Untuk membuat kemajuan nyata melawan korupsi, menciptakan iklim demokrasi berkualitas dan menjunjung hak asasi manusia dalam pemulihan ekonomi akibat pandemi, Danang menyampaikan Transparency International Indonesia memberikan rekomendasi kepada Presiden dan segenap jajaran Pemerintah, Lembaga Penegak Hukum (Mahkamah Agung, Kejaksaan Agung, Kepolisian RI dan KPK), DPR dan Parpol, pihak swasta dan pelaku usaha serta semua pihak agar menegakkan demokrasi serta menjamin hak asasi manusia dan kebebasan sipil.
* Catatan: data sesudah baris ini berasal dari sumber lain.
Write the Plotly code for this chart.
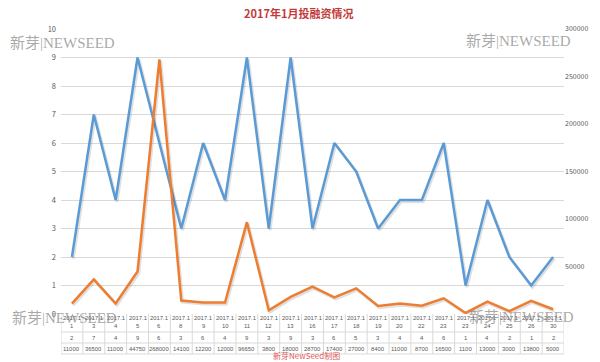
import plotly.graph_objects as go

title = "2017年1月投融资情况"
month_labels = ["2017.1"] * 23
days = ["1", "3", "4", "5", "6", "8", "9", "10", "11", "12", "13", "16", "17",
        "18", "19", "20", "22", "23", "23", "24", "25", "26", "30"]
project_counts = [2, 7, 4, 9, 6, 3, 6, 4, 9, 3, 9, 3, 6, 5, 3, 4, 4, 6, 1, 4, 2, 1, 2]
amounts = [11000, 36500, 11000, 44750, 268000, 14100, 12200, 12000, 96650, 3800,
           18000, 28700, 17400, 27000, 8400, 11000, 8700, 16500, 1100, 13000,
           3000, 13800, 5000]
series_names = ["项目数", "融资金额"]
left_ticks = list(range(0, 11))
right_ticks = [0, 50000, 100000, 150000, 200000, 250000, 300000]

W, H = 600, 362
ML, MR, MT, MB = 61, 32, 29, 48
PW = W - ML - MR
PH = H - MT - MB
n = len(days)
xs = list(range(n))

BLUE = "#5B9BD5"
ORANGE = "#ED7D31"
TXT = "#595959"
GRID = "#d9d9d9"
FONT = "Noto Sans CJK SC, Liberation Sans, sans-serif"


def px_to_x(px):
    return (px - ML) / PW * n - 0.5


def py_to_paper(py):
    return (H - MB - py) / PH


fig = go.Figure()
# subtle shadows
fig.add_trace(go.Scatter(x=[v + 0.06 for v in xs], y=[v - 0.06 for v in project_counts],
                         mode="lines", line=dict(color="rgba(0,0,0,0.12)", width=3),
                         hoverinfo="skip", showlegend=False))
fig.add_trace(go.Scatter(x=[v + 0.06 for v in xs], y=[v - 1700 for v in amounts],
                         mode="lines", line=dict(color="rgba(0,0,0,0.12)", width=3),
                         yaxis="y2", hoverinfo="skip", showlegend=False))
fig.add_trace(go.Scatter(x=xs, y=project_counts, mode="lines", name=series_names[0],
                         line=dict(color=BLUE, width=2.5), showlegend=False))
fig.add_trace(go.Scatter(x=xs, y=amounts, mode="lines", name=series_names[1],
                         line=dict(color=ORANGE, width=2.5), yaxis="y2", showlegend=False))

shapes = []
annotations = []

# table lines
row_lines = [314, 332, 343, 354]
for py in row_lines[1:]:
    shapes.append(dict(type="line", xref="x", yref="paper",
                       x0=px_to_x(6), x1=n - 0.5, y0=py_to_paper(py), y1=py_to_paper(py),
                       line=dict(color=GRID, width=1)))
for k in range(n + 1):
    shapes.append(dict(type="line", xref="x", yref="paper",
                       x0=k - 0.5, x1=k - 0.5, y0=py_to_paper(314), y1=py_to_paper(354),
                       line=dict(color=GRID, width=1)))
shapes.append(dict(type="line", xref="x", yref="paper",
                   x0=px_to_x(6), x1=px_to_x(6), y0=py_to_paper(332), y1=py_to_paper(354),
                   line=dict(color=GRID, width=1)))

# legend keys in table
for py, col in [(337.5, BLUE), (348.5, ORANGE)]:
    shapes.append(dict(type="line", xref="x", yref="paper",
                       x0=px_to_x(14), x1=px_to_x(31), y0=py_to_paper(py), y1=py_to_paper(py),
                       line=dict(color=col, width=2.5)))
for py, name in [(337.5, series_names[0]), (348.5, series_names[1])]:
    annotations.append(dict(x=px_to_x(33), y=py_to_paper(py), xref="x", yref="paper",
                            text=name, showarrow=False, xanchor="left", yanchor="middle",
                            borderpad=0, font=dict(size=8, color=TXT, family=FONT)))

for k in range(n):
    cells = [(317.5, month_labels[k]), (326, days[k]), (337.5, str(project_counts[k])),
             (348.5, str(amounts[k]))]
    for py, t in cells:
        annotations.append(dict(x=k, y=py_to_paper(py), xref="x", yref="paper", text=t,
                                showarrow=False, xanchor="center", yanchor="middle",
                                borderpad=0,
                                font=dict(size=5.9, color=TXT, family="Liberation Sans, sans-serif")))

# title & caption
annotations.append(dict(x=px_to_x(300), y=py_to_paper(13), xref="x", yref="paper",
                        text="<b>" + title + "</b>",
                        showarrow=False, xanchor="center", yanchor="middle",
                        font=dict(size=11, color="#c23b3b", family=FONT)))
annotations.append(dict(x=px_to_x(308), y=py_to_paper(355), xref="x", yref="paper",
                        text="新芽NewSeed制图", showarrow=False, xanchor="center", yanchor="middle",
                        borderpad=0, font=dict(size=8, color="#e05a5a", family=FONT)))

# watermarks
WM = "新芽|NEWSEED"
for cx, cy in [(63, 43), (522, 41), (65, 318), (525, 317)]:
    annotations.append(dict(x=px_to_x(cx), y=py_to_paper(cy), xref="x", yref="paper", text=WM,
                            showarrow=False, xanchor="center", yanchor="middle",
                            font=dict(size=15, color="rgba(130,130,130,0.7)",
                                      family="Liberation Serif, DejaVu Serif, Noto Sans CJK SC, serif")))

fig.update_layout(
    width=W, height=H,
    margin=dict(l=ML, r=MR, t=MT, b=MB),
    paper_bgcolor="white", plot_bgcolor="white",
    showlegend=False,
    xaxis=dict(range=[-0.5, n - 0.5], showticklabels=False, showgrid=False, zeroline=False,
               showline=False, ticks="", fixedrange=True),
    yaxis=dict(range=[0, 10], tickvals=left_ticks, showgrid=True, gridcolor=GRID, gridwidth=1,
               zeroline=False, showline=False, ticks="", ticklabelstandoff=4,
               tickfont=dict(size=7.5, color=TXT, family=FONT)),
    yaxis2=dict(range=[0, 300000], tickvals=right_ticks[1:], overlaying="y", side="right",
                showgrid=False, zeroline=False, showline=False, ticks="", tickformat="d",
                tickfont=dict(size=7, color=TXT, family=FONT)),
    shapes=shapes,
    annotations=annotations,
)

fig.write_html("out.html", config={"displayModeBar": False},
               post_script="document.body.style.margin='0';document.body.style.overflow='hidden';")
“Pemerintah harus membatalkan pembatasan yang tidak proporsional terhadap kebebasan berekspresi, berserikat dan berkumpul yang diterapkan sejak awal pandemi. Memastikan keadilan dan proporsionalitas penegakan hukum terhadap pembela hak asasi manusia di ruang publik, baik secara fisik maupun daring,” jelas Danang.

TII juga mengimbau pengembalian independensi dan kewenangan otoritas lembaga pengawas kekuasaan. Badan pengawasan seperti lembaga antikorupsi dan lembaga pemeriksa/pengawas harus kembali mandiri dan bebas dari intervensi kekuasaan manapun, memiliki sumber daya yang baik, dan diberdayakan untuk mendeteksi dan memberikan hukuman atas pelanggaran. Parlemen dan pengadilan sebagai fungsi pengawas dan penyeimbang kekuasaan juga harus melakukan tugasnya secara konsekuen dan mandiri.

Kemudian, pemerintah harus serius dalam menangani kejahatan korupsi lintas negara. Pemerintah perlu memperbaiki kelemahan sistem yang memungkinkan korupsi lintas negara yang tidak terdeteksi atau tanpa sanksi. Pemerintah dan Parlemen harus menutup celah hukum, mengatur profesional pendukung kejahatan keuangan, dan memastikan bahwa koruptor dan kaki tangannya tidak dapat melarikan diri dari hukuman. Serta melakukan optimalisasi pemulihan aset negara akibat kejahatan secara transparan dan akuntabel.

TII juga menyarankan penegakan dan mempublikasikan hak atas informasi sepanjang penanganan pandemi. Sebagai bagian dari upaya pemulihan Covid-19, Pemerintah harus memenuhi janji mereka yang terkandung dalam deklarasi politik UNGASS Juni 2021 lalu untuk memasukkan prinsip-prinsip antikorupsi dalam pengadaan publik dan perlindungan terhadap warga negara. Transparansi penuh dalam pembelanjaan publik dalam rangka melindungi kehidupan dan mata pencaharian warganya.